İlerleyen dönemde Avrupa’da tek bir siyasi ses mi olacak?
Belki. Şu anda ulusalcı sürtüşmeler var. Ulusalcılık yükselişte ki bu da federalliğe yaklaştırıyor.
AB, ABD gibi olabilir mi?
Olabilir ama kolay değil. ABD’nin kökeni AB’den farklı. 1920 ve 1930’lardan bu yana çok farklı şeyler oldu. Geçmişten bugüne II. Dünya Savaşı sonrasında ne kadar çok şeyin değiştiğini unutmamalıyız. Federalleşmeye doğru bir gidiş olabilir. Yalnız şu anda yaşananlar üzücü. İnsanları tedirginleştirdi ve ulusalcı korkuları artırdı. AB insanların sandığından daha fazla bir birlik, Euro, ticaret sınırlarının kaldırılması, serbest dolaşım vs. şimdi ülke sınırlarını biraz korumaya çalışıyoruz ama sınırları kapatamıyoruz. Bu, ekonomimizin sonu olur. Sınırdaki kontroller milyonlara mal olan trafik sıkışıklıklarına sebep oluyor. Bu geçici bir süreç olabilir, Avrupa bu yöne gitmeyecektir. Belirsizlik zamanlarındayız. John F Kennedy 60’larda ABD’deki toplumsal hareket için bunlar ilginç zamanlar demişti. Aşırı bir tanımlama olsa da yine ilginç zamanlarda yaşıyoruz. Sonun ne olacağını bilmiyoruz.

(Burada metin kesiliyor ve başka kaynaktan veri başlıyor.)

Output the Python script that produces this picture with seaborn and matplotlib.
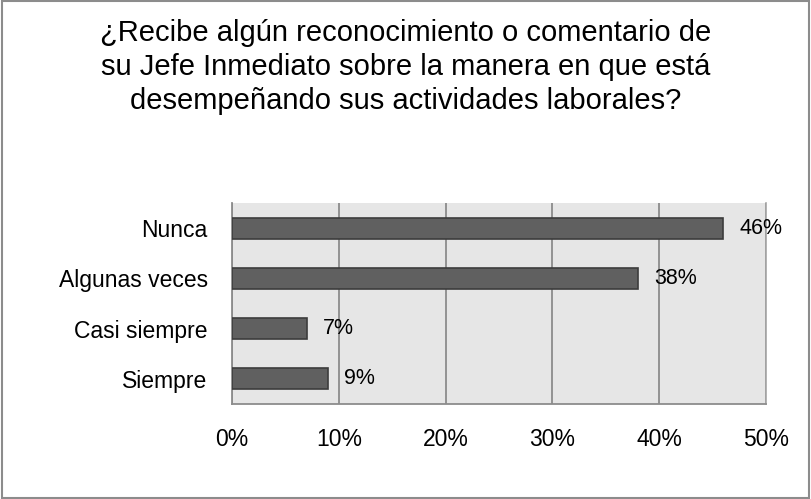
import matplotlib
matplotlib.use("Agg")
import matplotlib.pyplot as plt
import seaborn as sns
import pandas as pd
from matplotlib.patches import Rectangle

categories = ["Nunca", "Algunas veces", "Casi siempre", "Siempre"]
values = [46, 38, 7, 9]
xticks = [0, 10, 20, 30, 40, 50]
title = "¿Recibe algún reconocimiento o comentario de\nsu Jefe Inmediato sobre la manera en que está\ndesempeñando sus actividades laborales?"

sns.set_theme(style="white")
plt.rcParams["font.family"] = ["Liberation Sans", "DejaVu Sans"]

df = pd.DataFrame({"cat": categories, "val": values})

fig = plt.figure(figsize=(8.12, 4.99), dpi=100)
fig.patch.set_facecolor("white")
ax = fig.add_axes([232/812, 1-404/499, (766-232)/812, (404-203)/499])
ax.set_facecolor("#e6e6e6")

sns.barplot(data=df, x="val", y="cat", orient="h", color="#606060",
            saturation=1, width=0.42, edgecolor="#3c3c3c", linewidth=1.2, ax=ax, zorder=3)

ax.set_xlim(0, 50)
ax.set_xticks(xticks)
ax.set_xticklabels([f"{t}%" for t in xticks], fontsize=16.5, color="black")
ax.tick_params(axis="x", length=0, pad=17)
ax.tick_params(axis="y", length=0, pad=17.5, labelsize=16.5, labelcolor="black")
ax.set_xlabel("")
ax.set_ylabel("")
ax.grid(axis="x", color="#8c8c8c", linewidth=1.3, zorder=0)
ax.set_axisbelow(True)

ax.spines["top"].set_visible(False)
ax.spines["right"].set_visible(True)
ax.spines["right"].set_color("#a6a6a6")
ax.spines["right"].set_linewidth(1.2)
for s in ["left", "bottom"]:
    ax.spines[s].set_color("#8c8c8c")
    ax.spines[s].set_linewidth(1.3)

for c in ax.containers:
    ax.bar_label(c, labels=[f"{v}%" for v in values], padding=11.5, fontsize=15.5, color="black")

fig.text(0.5, 0.962, title, ha="center", va="top", fontsize=21, linespacing=1.27, color="black")

fig.patches.append(Rectangle((0.002, 0.003), 0.994, 0.994, transform=fig.transFigure,
                             fill=False, edgecolor="#8c8c8c", linewidth=1.5))

fig.savefig("out.png", dpi=100)
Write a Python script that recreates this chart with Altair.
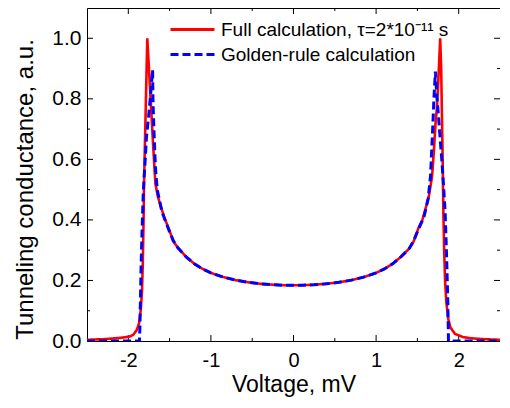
import altair as alt
import pandas as pd

FONT = "Liberation Sans"

full_label = "Full calculation, τ=2*10⁻¹¹ s"
golden_label = "Golden-rule calculation"
series_labels = [full_label, golden_label]
series_colors = ["#ff0000", "#0000ff"]

# Full calculation (red)
red_voltage = [
    -2.50, -2.30, -2.15, -2.05, -1.98, -1.94, -1.90, -1.87, -1.85, -1.835,
    -1.825, -1.815, -1.81, -1.80, -1.79, -1.78, -1.77, -1.76, -1.74, -1.72,
    -1.70, -1.672, -1.64, -1.61, -1.56, -1.514, -1.456, -1.40, -1.30, -1.20,
    -1.10, -1.00, -0.85, -0.70, -0.55, -0.40, -0.25, -0.10, 0.00,
    0.10, 0.25, 0.40, 0.55, 0.70, 0.85, 1.00, 1.10, 1.20, 1.30,
    1.40, 1.456, 1.514, 1.56, 1.61, 1.64, 1.678, 1.70, 1.72, 1.736,
    1.76, 1.776, 1.788, 1.796, 1.804, 1.815, 1.825, 1.835, 1.85, 1.874,
    1.90, 1.953, 2.05, 2.15, 2.30, 2.50,
]
red_conductance = [
    0.004, 0.006, 0.009, 0.012, 0.015, 0.021, 0.035, 0.058, 0.100, 0.160,
    0.250, 0.400, 0.513, 0.635, 0.757, 0.880, 1.000, 0.950, 0.850, 0.750,
    0.650, 0.520, 0.475, 0.448, 0.405, 0.374, 0.330, 0.308, 0.278, 0.255,
    0.238, 0.225, 0.211, 0.201, 0.194, 0.189, 0.186, 0.184, 0.184,
    0.184, 0.186, 0.189, 0.194, 0.201, 0.211, 0.225, 0.238, 0.255, 0.278,
    0.305, 0.330, 0.374, 0.400, 0.448, 0.480, 0.545, 0.630, 0.720, 0.770,
    0.900, 1.000, 0.900, 0.760, 0.632, 0.416, 0.290, 0.200, 0.130, 0.072,
    0.045, 0.024, 0.013, 0.009, 0.006, 0.004,
]

# Golden-rule calculation (blue dashed)
blue_voltage = [
    -2.50, -1.865, -1.860, -1.852, -1.845, -1.835, -1.82, -1.81, -1.795, -1.78,
    -1.755, -1.73, -1.706, -1.70, -1.69, -1.68, -1.67, -1.65, -1.593, -1.514,
    -1.456, -1.40, -1.30, -1.20, -1.10, -1.00, -0.85, -0.70, -0.55, -0.40,
    -0.25, -0.10, 0.00, 0.10, 0.25, 0.40, 0.55, 0.70, 0.85, 1.00,
    1.10, 1.20, 1.30, 1.40, 1.456, 1.514, 1.58, 1.63, 1.659, 1.686,
    1.70, 1.718, 1.735, 1.756, 1.775, 1.795, 1.815, 1.835, 1.854, 1.868,
    1.874, 1.876, 2.50,
]
blue_conductance = [
    0.0, 0.0, 0.04, 0.15, 0.25, 0.35, 0.48, 0.535, 0.60, 0.674,
    0.739, 0.814, 0.895, 0.78, 0.70, 0.63, 0.567, 0.50, 0.427, 0.370,
    0.332, 0.308, 0.278, 0.255, 0.238, 0.225, 0.211, 0.201, 0.194, 0.189,
    0.186, 0.184, 0.184, 0.184, 0.186, 0.189, 0.194, 0.201, 0.211, 0.225,
    0.238, 0.255, 0.278, 0.305, 0.332, 0.370, 0.410, 0.470, 0.545, 0.706,
    0.800, 0.890, 0.810, 0.740, 0.670, 0.600, 0.520, 0.430, 0.276, 0.130,
    0.040, 0.0, 0.0,
]

x_major = [-2, -1, 0, 1, 2]
x_minor = [-1.5, -0.5, 0.5, 1.5]
y_major = [0.0, 0.2, 0.4, 0.6, 0.8, 1.0]
y_minor = [0.1, 0.3, 0.5, 0.7, 0.9]

W, H = 413, 333
MAJOR, MINOR = 6, 3

red_df = pd.DataFrame({"V": red_voltage, "G": red_conductance, "series": full_label})
blue_df = pd.DataFrame({"V": blue_voltage, "G": blue_conductance, "series": golden_label})

x_scale = alt.Scale(domain=[-2.5, 2.5], nice=False, zero=False)
y_scale = alt.Scale(domain=[0, 1.1], nice=False, zero=False)

x_axis = alt.Axis(
    values=x_major, labelExpr="toString(datum.value)", title="Voltage, mV",
    labelFontSize=20, titleFontSize=23, labelPadding=9,
    titleY=50, titleBaseline="alphabetic",
    tickSize=0, ticks=False, domain=False, grid=False,
)
y_axis = alt.Axis(
    values=y_major, format=".1f", title="Tunneling conductance, a.u.",
    labelFontSize=21, titleFontSize=24, labelPadding=6, titlePadding=14,
    titleY=181, tickSize=0, ticks=False, domain=False, grid=False,
)

legend = alt.Legend(
    title=None, orient="none", legendX=104, legendY=9,
    symbolType="M-3,0H1", symbolSize=484, symbolStrokeWidth=3,
    labelFontSize=19, labelFont=FONT, labelColor="black", labelOffset=5,
    rowPadding=2, padding=0, symbolOffset=0, labelLimit=400,
)
color = alt.Color("series:N", scale=alt.Scale(domain=series_labels, range=series_colors), legend=legend)
dash = alt.StrokeDash("series:N", scale=alt.Scale(domain=series_labels, range=[[1, 0], [8, 4]]), legend=legend)


def tick_layer(vals, orient, length):
    if orient in ("bottom", "top"):
        df = pd.DataFrame({"V": vals})
        if orient == "bottom":
            enc = dict(y=alt.value(H), y2=alt.value(H - length))
        else:
            enc = dict(y=alt.value(0), y2=alt.value(length))
        return alt.Chart(df).mark_rule(color="black", strokeWidth=1).encode(
            x=alt.X("V:Q", scale=x_scale, axis=x_axis), **enc)
    df = pd.DataFrame({"G": vals})
    if orient == "left":
        enc = dict(x=alt.value(0), x2=alt.value(length))
    else:
        enc = dict(x=alt.value(W), x2=alt.value(W - length))
    return alt.Chart(df).mark_rule(color="black", strokeWidth=1).encode(
        y=alt.Y("G:Q", scale=y_scale, axis=y_axis), **enc)


ticks = [
    tick_layer(x_major, "bottom", MAJOR), tick_layer(x_minor, "bottom", MINOR),
    tick_layer(x_major, "top", MAJOR), tick_layer(x_minor, "top", MINOR),
    tick_layer(y_major, "left", MAJOR), tick_layer(y_minor, "left", MINOR),
    tick_layer(y_major, "right", MAJOR), tick_layer(y_minor, "right", MINOR),
]

red = alt.Chart(red_df).mark_line(strokeWidth=2.6, clip=True).encode(
    x=alt.X("V:Q", scale=x_scale, axis=x_axis),
    y=alt.Y("G:Q", scale=y_scale, axis=y_axis),
    color=color, strokeDash=dash, order="V:Q",
)
blue = alt.Chart(blue_df).mark_line(strokeWidth=3, clip=True).encode(
    x=alt.X("V:Q", scale=x_scale, axis=x_axis),
    y=alt.Y("G:Q", scale=y_scale, axis=y_axis),
    color=color, strokeDash=dash,
)

chart = alt.layer(*ticks, red, blue).properties(
    width=W, height=H,
    autosize=alt.AutoSizeParams(type="none"),
    padding={"left": 79, "top": 0, "right": 0, "bottom": 57},
).configure_view(
    stroke="black", strokeWidth=1,
).configure_axis(
    labelFont=FONT, titleFont=FONT, labelColor="black", titleColor="black",
    titleFontWeight="normal",
).configure_legend(
    labelFont=FONT,
)

chart.save("out.html", embed_options={"renderer": "svg", "actions": False})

Mülteci sorunu devam etse, III. Dünya Savaşı çıksa, Avrupa siyasi olarak tek bir gücüz dese ne olur?
Üçüncü dünya savaşı için bir düşman gerek?

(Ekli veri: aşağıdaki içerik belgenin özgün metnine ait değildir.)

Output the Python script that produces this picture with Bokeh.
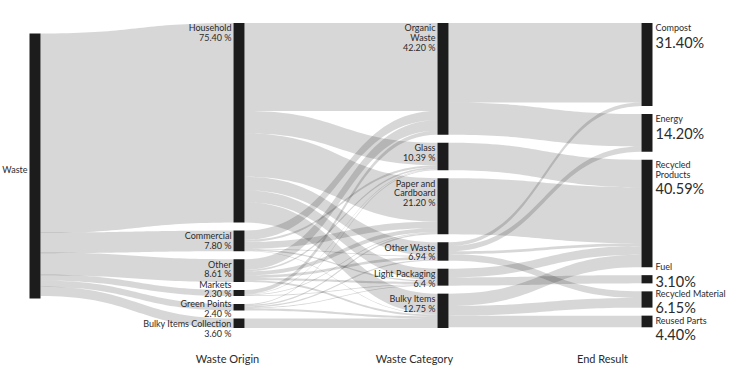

Yahudi Ve Hıristiyanlara Karşı Müslümanlar
Ruslar olabilir mi?
Bunun hemen olabileceğini sanmıyorum, insanlar neler kaybedeceklerinin farkında. Rusya ile savaşmak her iki tarafı da bitirir. Putin bunu anlayacak kadar gerçekçi. Bunun olacağını sanmam. Daha az liberal hale gelebiliriz. Biz ve diğerleri diye bir ayrım olabilir. Yahudi ve Hristiyanlara karşı Müslümanlar. Bu algı öne çıkıyor. Bunun kalıcı olup olmayacağını göreceğiz.
1930’larda Hıristiyanlar Yahudilere karşıydı? Bugün Müslümanlara yapılanları o döneme mi benzetiyorsunuz?
İkinci Dünya Savaşı’ndan önce kimse Yahudileri sevmiyordu. Antisemitizmin kullanımı ve şu anda terörizmin öne sürülmesi aynı şey. Karşıdakini başkalaştırma, emir veren bir tavır, aynı 1930’larda Yahudilere yapılanlar gibi. Bu tip şeyler üçüncü dünya savaşına sebep olabilecek şeyler.